Frequently asked questions about convertible bonds

Are convertible bonds debt or equity?

Convertible bonds start as debt — the issuing company borrows money and pays interest, just like with a regular bond. If the investor chooses to convert, they become equity by exchanging the bond for shares of stock.

Do convertible bonds pay interest?

Yes. Until conversion, convertible bonds pay coupon interest like traditional bonds. However, the coupon rate is usually lower than standard bonds because the conversion feature adds value for investors.

Who buys convertible bonds?

Both institutional investors (such as portfolio managers, hedge funds, and insurance companies) and retail investors can buy convertible bonds. Retail investors typically access them through brokerage offerings, mutual funds, or ETFs specializing in convertibles.

Who benefits from convertible bonds?

Investors benefit from a mix of fixed income, downside protection, and the chance to participate in stock appreciation.
Companies benefit by raising capital at a lower interest cost and delaying dilution compared to issuing stock outright.

What is the main reason for issuing a convertible bond?

Companies issue convertibles to raise money more cheaply than with regular bonds. The lower coupon reduces borrowing costs, while the equity conversion feature allows them to defer dilution until investors choose to convert.

What are the downsides of convertible bonds?

For investors: lower coupon rates than standard bonds, conversion risk if stock prices don’t rise, and potential liquidity concerns.
For companies: dilution risk when conversions happen, and potential downward pressure on share price.

Are convertible bonds risk free?

No. While they are less risky than stocks because of their bond floor, convertible bonds still carry risks such as company default, lower interest income, and the possibility that conversion never becomes profitable.

What happens to bonds if a company fails?

If the issuing company goes bankrupt, convertible bondholders are treated like other bondholders — they rank higher than shareholders in repayment priority but below secured creditors. Recovery depends on the company’s remaining assets.

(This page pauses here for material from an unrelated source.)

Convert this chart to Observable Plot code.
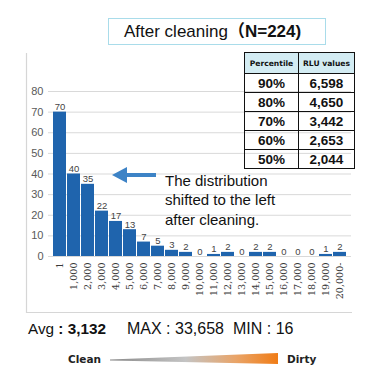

Are convertible bonds a good investment now?

It depends on market conditions and the individual bond terms. In general, convertible bonds are most attractive when:

  • Interest rates are low (making their lower coupons less of a drawback)
  • The issuing company’s stock has strong growth potential

Investors should weigh their own risk tolerance and market outlook before investing.

Ready to convert? 

Convertible bonds are good investment options for both institutional investors and retail investors, who can buy them via ETFs or mutual funds. But before investing, one should do adequate research.  Consider risk tolerance, investment goals, and the specific terms of each convertible bond.  With a well-informed approach, convertible bonds can help convert one's investment strategy into a winning formula.